# [WORK TO BE COMPLETED]
Begin with the first line of the material and write out each line exactly, ending with the line that contains "const totalValues = [0.164, 0.064, 0.165, 0.280, 0.312, 0.310];". Pictures are not part of the copy.

# [DATA SEGMENT]

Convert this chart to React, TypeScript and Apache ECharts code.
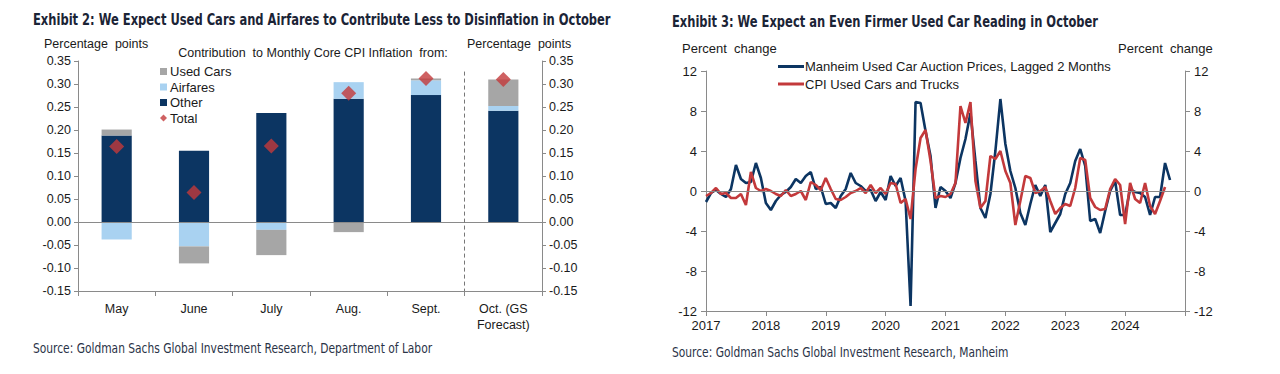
import React, { useEffect, useRef } from "react";
import * as echarts from "echarts";

// ---- Exhibit 2 data ----
const categories = ["May", "June", "July", "Aug.", "Sept.", "Oct. (GS\nForecast)"];
const otherValues = [0.188, 0.155, 0.237, 0.268, 0.276, 0.242];
const airfaresValues = [-0.038, -0.053, -0.017, 0.036, 0.032, 0.01];
const usedCarsValues = [0.013, -0.037, -0.055, -0.022, 0.004, 0.058];
const totalValues = [0.164, 0.064, 0.165, 0.280, 0.312, 0.310];

// ---- Exhibit 3 data (monthly, Jan 2017 onwards) ----
const yearLabels = ["2017", "2018", "2019", "2020", "2021", "2022", "2023", "2024"];
const manheimValues = [
  -1.1, -0.2, 0.1, -0.3, -0.6, 0.2, 2.6, 1.2, 0.8, 0.9, 2.8, 1.3,
  -1.2, -1.9, -1.0, -0.4, -0.1, 0.4, 1.2, 0.8, 1.5, 1.9, 0.2, 0.4,
  -1.3, -1.2, -1.7, -0.5, 0.2, 1.8, 0.8, 0.5, 0.0, 0.1, -1.0, -0.1,
  -0.9, 1.5, 0.5, 1.3, -1.0, -11.5, 8.9, 8.8, 6.0, 3.5, -1.7, 0.4,
  0.0, -0.7, 0.8, 3.3, 5.2, 7.8, 3.0, -1.7, -2.7, -0.3, 4.0, 9.2,
  4.7, 2.0, 0.3, -2.2, -3.4, -1.3, 0.6, -0.5, 0.6, -4.1, -3.2, -2.3,
  -0.3, 0.8, 3.0, 4.2, 2.5, -3.0, -2.8, -4.2, -2.0, 0.0, 1.0, -2.4,
  -2.4, 0.2, -0.1, -0.2, -0.6, -2.4, -0.6, -0.6, 2.8, 1.1,
];
const cpiUsedCarsValues = [
  -0.5, -0.2, 0.3, -0.3, -0.2, -0.7, -0.7, -0.3, -1.4, 1.9, 0.3, 0.0,
  0.2, 0.0, -0.3, -0.5, 0.1, -0.5, -0.3, 0.0, -0.9, 0.9, 0.6, 0.1,
  1.3, 0.2, -0.8, -0.9, -0.6, -0.2, 0.0, 0.3, -0.2, 0.6, -0.2, 0.3,
  -0.3, 0.8, 0.7, -1.2, -0.8, -2.8, 2.2, 5.3, 6.1, 3.0, -0.7, -0.5,
  -0.6, -0.3, 0.8, 8.5, 6.8, 8.9, 1.0, -1.7, -1.0, 3.5, 3.2, 4.0,
  2.0, 0.8, -3.4, -1.0, 1.5, 1.3, -0.2, 0.0, 0.4, -1.0, -2.3, -1.7,
  -1.3, -1.5, 0.3, 3.3, 3.1, -0.7, -1.6, -1.9, -1.8, 0.2, 1.2, 0.6,
  -3.3, 0.8, -0.8, -1.2, 0.8, -1.5, -2.3, -1.0, 0.4,
];

const NAVY = "#0c3562";
const LIGHT_BLUE = "#a9d2f1";
const GREY = "#a6a6a6";
const RED = "#c3393b";
const AXIS = "#8a8a8a";
const TXT = "#1a1a1a";
const SANS = "'Liberation Sans', Arial, sans-serif";
const NARROW = "'DejaVu Sans Condensed', 'DejaVu Sans', sans-serif";

export default function App() {
  const ref = useRef<HTMLDivElement>(null);

  useEffect(() => {
    if (!ref.current) return;
    const chart = echarts.init(ref.current, undefined, { renderer: "svg" });

    const valueAxisCommon = {
      axisLine: { show: true, lineStyle: { color: AXIS } },
      axisTick: { show: true, length: 4, lineStyle: { color: AXIS } },
      splitLine: { show: false },
      axisLabel: { color: TXT, fontSize: 12.5, fontFamily: SANS, margin: 7 },
    };

    const midText = (x: number, y: number, text: string, font: string, fill: string, scaleX = 1, align = "left") => ({
      type: "text",
      x,
      y,
      scaleX,
      style: {
        text,
        font,
        fill,
        textAlign: align,
        align,
        textVerticalAlign: "middle",
        verticalAlign: "middle",
      },
    });

    const option: any = {
      animation: false,
      backgroundColor: "#ffffff",
      textStyle: { fontFamily: SANS },
      grid: [
        { left: 78, top: 61, width: 464, height: 230 },
        { left: 706, top: 71, width: 479, height: 240 },
      ],
      xAxis: [
        {
          type: "category",
          gridIndex: 0,
          data: categories,
          axisLine: { onZero: false, lineStyle: { color: AXIS } },
          axisTick: { show: true, length: 5, lineStyle: { color: AXIS } },
          axisLabel: { color: TXT, fontSize: 12.5, margin: 10, lineHeight: 16, interval: 0 },
        },
        { type: "value", gridIndex: 0, min: 0, max: 6, show: false },
        {
          type: "value",
          gridIndex: 1,
          min: 0,
          max: 96,
          interval: 12,
          axisLine: { onZero: false, lineStyle: { color: AXIS } },
          axisTick: { show: true, length: 5, lineStyle: { color: AXIS } },
          splitLine: { show: false },
          axisLabel: {
            color: TXT,
            fontSize: 13,
            margin: 8,
            formatter: (v: number) => yearLabels[Math.round(v / 12)] ?? "",
          },
        },
      ],
      yAxis: [
        {
          type: "value",
          gridIndex: 0,
          position: "left",
          min: -0.15,
          max: 0.35,
          interval: 0.05,
          ...valueAxisCommon,
          axisLabel: { ...valueAxisCommon.axisLabel, formatter: (v: number) => v.toFixed(2) },
        },
        {
          type: "value",
          gridIndex: 0,
          position: "right",
          min: -0.15,
          max: 0.35,
          interval: 0.05,
          ...valueAxisCommon,
          axisLabel: { ...valueAxisCommon.axisLabel, formatter: (v: number) => v.toFixed(2) },
        },
        {
          type: "value",
          gridIndex: 1,
          position: "left",
          min: -12,
          max: 12,
          interval: 4,
          ...valueAxisCommon,
          axisTick: { show: true, length: 5, lineStyle: { color: AXIS } },
          axisLabel: { ...valueAxisCommon.axisLabel, fontSize: 13, margin: 9 },
        },
        {
          type: "value",
          gridIndex: 1,
          position: "right",
          min: -12,
          max: 12,
          interval: 4,
          ...valueAxisCommon,
          axisTick: { show: true, length: 5, lineStyle: { color: AXIS } },
          axisLabel: { ...valueAxisCommon.axisLabel, fontSize: 13, margin: 9 },
        },
      ],
      legend: [
        {
          orient: "vertical",
          left: 155,
          top: 60,
          itemWidth: 7,
          itemHeight: 7,
          itemGap: 2.5,
          textStyle: { color: TXT, fontSize: 13, fontFamily: SANS, padding: [0, 0, 0, -2] },
          data: [
            { name: "Used Cars", icon: "rect" },
            { name: "Airfares", icon: "rect" },
            { name: "Other", icon: "rect" },
            { name: "Total", icon: "diamond" },
          ],
        },
        {
          orient: "vertical",
          left: 773,
          top: 55,
          itemWidth: 26,
          itemHeight: 3,
          itemGap: 4.5,
          icon: "rect",
          textStyle: { color: TXT, fontSize: 13, fontFamily: SANS, padding: [0, 0, 0, -4] },
          data: ["Manheim Used Car Auction Prices, Lagged 2 Months", "CPI Used Cars and Trucks"],
        },
      ],
      series: [
        {
          name: "Other",
          type: "bar",
          stack: "contrib",
          xAxisIndex: 0,
          yAxisIndex: 0,
          barWidth: "39%",
          itemStyle: { color: NAVY },
          data: otherValues,
          markLine: {
            silent: true,
            symbol: ["none", "none"],
            label: { show: false },
            lineStyle: { color: AXIS, type: "solid", width: 1 },
            data: [{ yAxis: 0 }],
          },
        },
        {
          name: "Airfares",
          type: "bar",
          stack: "contrib",
          xAxisIndex: 0,
          yAxisIndex: 0,
          barWidth: "39%",
          itemStyle: { color: LIGHT_BLUE },
          data: airfaresValues,
        },
        {
          name: "Used Cars",
          type: "bar",
          stack: "contrib",
          xAxisIndex: 0,
          yAxisIndex: 0,
          barWidth: "39%",
          itemStyle: { color: GREY },
          data: usedCarsValues,
        },
        {
          name: "Total",
          type: "scatter",
          xAxisIndex: 0,
          yAxisIndex: 0,
          symbol: "diamond",
          symbolSize: 15,
          itemStyle: { color: RED },
          z: 5,
          data: totalValues,
        },
        {
          name: "divider",
          type: "line",
          xAxisIndex: 1,
          yAxisIndex: 0,
          data: [],
          markLine: {
            silent: true,
            symbol: ["none", "none"],
            label: { show: false },
            lineStyle: { color: "#777", type: [4, 3], width: 1 },
            data: [[{ coord: [5, 0.327] }, { coord: [5, -0.15] }]],
          },
        },
        {
          name: "Manheim Used Car Auction Prices, Lagged 2 Months",
          type: "line",
          xAxisIndex: 2,
          yAxisIndex: 2,
          showSymbol: false,
          symbol: "none",
          lineStyle: { color: NAVY, width: 2.6 },
          itemStyle: { color: NAVY },
          data: manheimValues.map((v, i) => [i, v]),
          markLine: {
            silent: true,
            symbol: ["none", "none"],
            label: { show: false },
            lineStyle: { color: AXIS, type: "solid", width: 1 },
            data: [{ yAxis: 0 }],
          },
        },
        {
          name: "CPI Used Cars and Trucks",
          type: "line",
          xAxisIndex: 2,
          yAxisIndex: 2,
          showSymbol: false,
          symbol: "none",
          lineStyle: { color: RED, width: 2.6 },
          itemStyle: { color: RED },
          data: cpiUsedCarsValues.map((v, i) => [i, v]),
        },
      ],
      graphic: [
        midText(33, 20, "Exhibit 2: We Expect Used Cars and Airfares to Contribute Less to Disinflation in October", `bold 15px ${NARROW}`, "#1b2436", 0.853),
        midText(672, 22, "Exhibit 3: We Expect an Even Firmer Used Car Reading in October", `bold 15px ${NARROW}`, "#1b2436", 0.852),
        midText(44, 44, "Percentage  points", `12.5px ${SANS}`, TXT),
        midText(467, 44, "Percentage  points", `12.5px ${SANS}`, TXT),
        midText(313, 53, "Contribution  to Monthly Core CPI Inflation  from:", `12.5px ${SANS}`, TXT, 1, "center"),
        midText(682, 48, "Percent  change", `13px ${SANS}`, TXT),
        midText(1118, 48, "Percent  change", `13px ${SANS}`, TXT),
        midText(33, 348, "Source: Goldman Sachs Global Investment Research, Department of Labor", `13.5px ${NARROW}`, "#2a3347", 0.88),
        midText(672, 352, "Source: Goldman Sachs Global Investment Research, Manheim", `13.5px ${NARROW}`, "#2a3347", 0.88),
      ],
    };

    chart.setOption(option);
    return () => chart.dispose();
  }, []);

  return (
    <div
      ref={ref}
      style={{ position: "fixed", left: 0, top: 0, width: 1280, height: 374, background: "#fff" }}
    />
  );
}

# [WRITTEN REPLY]
Convert this chart to React, TypeScript and Apache ECharts code.
import React, { useEffect, useRef } from "react";
import * as echarts from "echarts";

// ---- Exhibit 2 data ----
const categories = ["May", "June", "July", "Aug.", "Sept.", "Oct. (GS\nForecast)"];
const otherValues = [0.188, 0.155, 0.237, 0.268, 0.276, 0.242];
const airfaresValues = [-0.038, -0.053, -0.017, 0.036, 0.032, 0.01];
const usedCarsValues = [0.013, -0.037, -0.055, -0.022, 0.004, 0.058];
const totalValues = [0.164, 0.064, 0.165, 0.280, 0.312, 0.310];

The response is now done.